My longest stay at one job as been 2.5 years. By changing jobs, I get a lot more experience in a lot of different things. I've worked in five different markets:
I know people who've been at the same job for 6~7 years and they are totally getting paid way under market. A company might give you a 2~3% cost of living increase, or a $5k promotion every few years, but switching jobs let's you ask for $10k or more.
On the downside, I would NOT recommend anyone else change jobs almost yearly like I did. My job loyalty is shit and it's hard for me to take on other jobs when people are concerned I could just leave.
That being said, the good jobs with good pipeline engineering, tests and CI/CD flows allow people to flow in and out; quickly pick up things and move with fast/good deploys. Those shops are the best, but they are rare. They tend to not care as much weird resumes because they want to hire people who are innovative.
You're forgetting the options gain value as the company grows (due to your own hard work which is the whole point!)
You're awarded $100k but then it grows to $200k by the time you start cashing it in. When you switch company you get $100k again, not the $200k you threw away.
That's a fair point, we'd have to compare projected growth vs. expected salary of new job. Certainly the benefit of working at large tech companies or rocketships.
My experience with smaller startups, was that it's impossible to determine if the options would be worth $0 or $$$.
Consider it similar to diversifying your stock portfolio. By switching jobs every year, you're effectively hedging your portfolio. You're increasing your lottery chances of a unicorn exit, which is where the Big Money is.
I think an optimal time within a project in between 3 to 5 years, and the reason is to get deeper understanding of problems rather than surface. My YoY compensation growth is between 20% and 30% compounded.
It's the (usually 1-year) cliff that is more important when considering leaving. Once an engineer hits the RSU/bonus cliff, they're not losing _past_ benefits for leaving, only future benefits - and presumably the other job opportunity has better future benefits.
At least in finance (I realize HN is FAANG/SV focused), the signing bonus typically vests in 12-18 months. Finance also offers cash bonuses instead of RSUs. Finance also typically has paid leave built into the contract as a noncompete.
Typically the signing bonus vests over 12 months in tech, and the RSUs vest over 4 years. There are also usually cash bonuses in addition to the above.
YMMV depending on the company. Netflix is an obvious outlier in that they offer no RSUs and just pay very high salaries.
Which may or may not be worth anything. The rule of thumb is to value stock options at 0 for a reason. As opposed to RSUs, which are liquid upon vesting.
Not every company offers RSUs (at least outside US).
E.g. in my case only my third offered it, and I was like "What is that?", in my case it started vesting after 1 year (linear). So at that point one can think of looking for new job.

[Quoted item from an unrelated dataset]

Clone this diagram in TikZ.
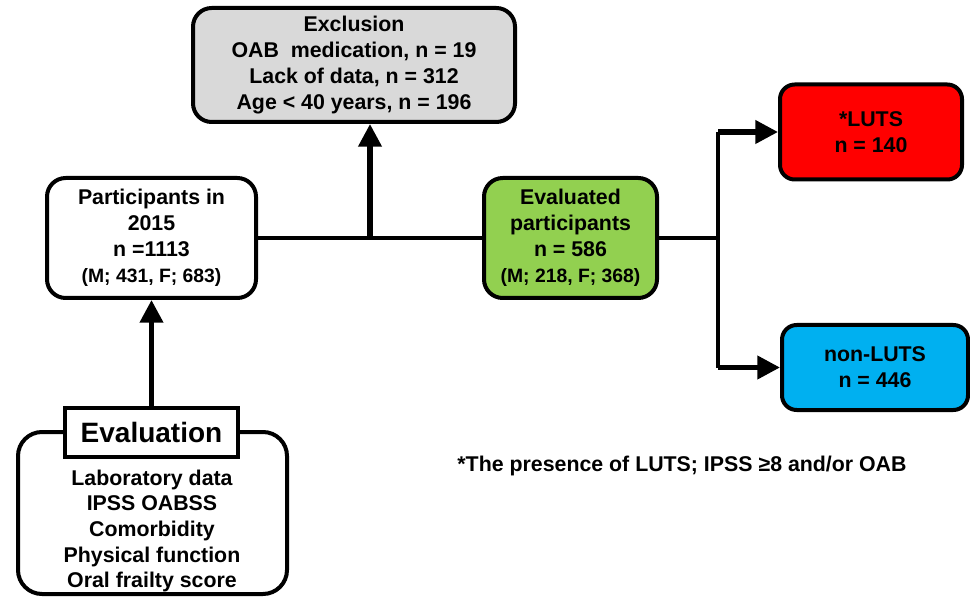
\documentclass[tikz,border=0pt]{standalone}
\usepackage{fontspec}
\setmainfont{Liberation Sans}
\usetikzlibrary{arrows.meta,calc}
\definecolor{exclgray}{HTML}{D9D9D9}
\definecolor{evalgreen}{HTML}{92D050}
\definecolor{lutsred}{HTML}{FF0000}
\definecolor{nonlutsblue}{HTML}{00B0F0}

\begin{document}
\begin{tikzpicture}[
  x=0.75pt, y=-0.75pt,
  block/.style={rounded corners=14pt, draw, line width=3pt, align=center,
                font=\fontsize{16}{19.5}\selectfont\bfseries, inner sep=0pt},
  link/.style={draw=black, line width=2.3pt},
  arr/.style={-{Triangle[length=17pt, width=17pt]}, draw=black, line width=3.8pt},
]
\useasboundingbox (0,0) rectangle (970,598);

\node[block, fill=exclgray, minimum width=241.5pt, minimum height=85.5pt] (excl) at (354,65)
  {Exclusion\\ OAB\ \ medication, n = 19\\ Lack of data, n = 312\\ Age < 40 years, n = 196};
\node[block, fill=white, minimum width=156.75pt, minimum height=90pt] (part) at (151.5,238)
  {Participants in\\ 2015\\ n =1113\\ {\fontsize{14.5}{19}\selectfont (M; 431, F; 683)}};
\node[block, fill=evalgreen, minimum width=129.75pt, minimum height=90pt] (evald) at (570.5,238)
  {Evaluated\\ participants\\ n = 586\\ {\fontsize{14.5}{19}\selectfont (M; 218, F; 368)}};
\node[block, fill=lutsred, rounded corners=11pt, minimum width=136.5pt, minimum height=71.25pt] (luts) at (871,132)
  {*LUTS\\ n = 140};
\node[block, fill=nonlutsblue, rounded corners=11pt, minimum width=139.5pt, minimum height=63.75pt] (nonluts) at (875,367.5)
  {non-LUTS\\ n = 446};

\node[block, fill=white, rounded corners=18pt, minimum width=201.75pt, minimum height=121.5pt] (evalbox) at (152.5,513) {};
\node[draw, line width=3pt, fill=white, minimum width=129.75pt, minimum height=36.75pt,
      font=\fontsize{21}{24}\selectfont\bfseries] (evaltitle) at (151.5,432) {Evaluation};
\node[align=center, font=\fontsize{16}{19.3}\selectfont\bfseries] (evallist) at (152,531)
  {Laboratory data\\ IPSS OABSS\\ Comorbidity\\ Physical function\\ Oral frailty score};

\node[font=\fontsize{16}{19}\selectfont\bfseries] (note) at (682,466)
  {*The presence of LUTS; IPSS ≥8 and/or OAB};

% connectors
\coordinate (split) at (370,238);
\coordinate (fork) at (718,238);
\draw[link] (part.east) -- (evald.west);
\draw[arr] (split) -- (split |- excl.south);
\draw[arr] (evaltitle) -- (part);
\draw[link] (evald.east) -- (fork);
\draw[draw=black, line width=3pt] (fork |- luts.west) -- (fork |- nonluts.west);
\draw[arr] (fork |- luts.west) -- (luts.west);
\draw[arr] (fork |- nonluts.west) -- (nonluts.west);

\end{tikzpicture}
\end{document}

I think it's not uncommon for years 2 and 3 to be the highest earning years though, due to the 25% cliff, and to retention grants you get in years 1/2.
if you leave after the initial cliff you're only losing out on future RSU / options vesting, same as future salary you haven't yet earned. Unless your initial equity has gone up a lot in value you're not really leaving anything behind as presumably in the new company you'd be getting similar or higher value grants.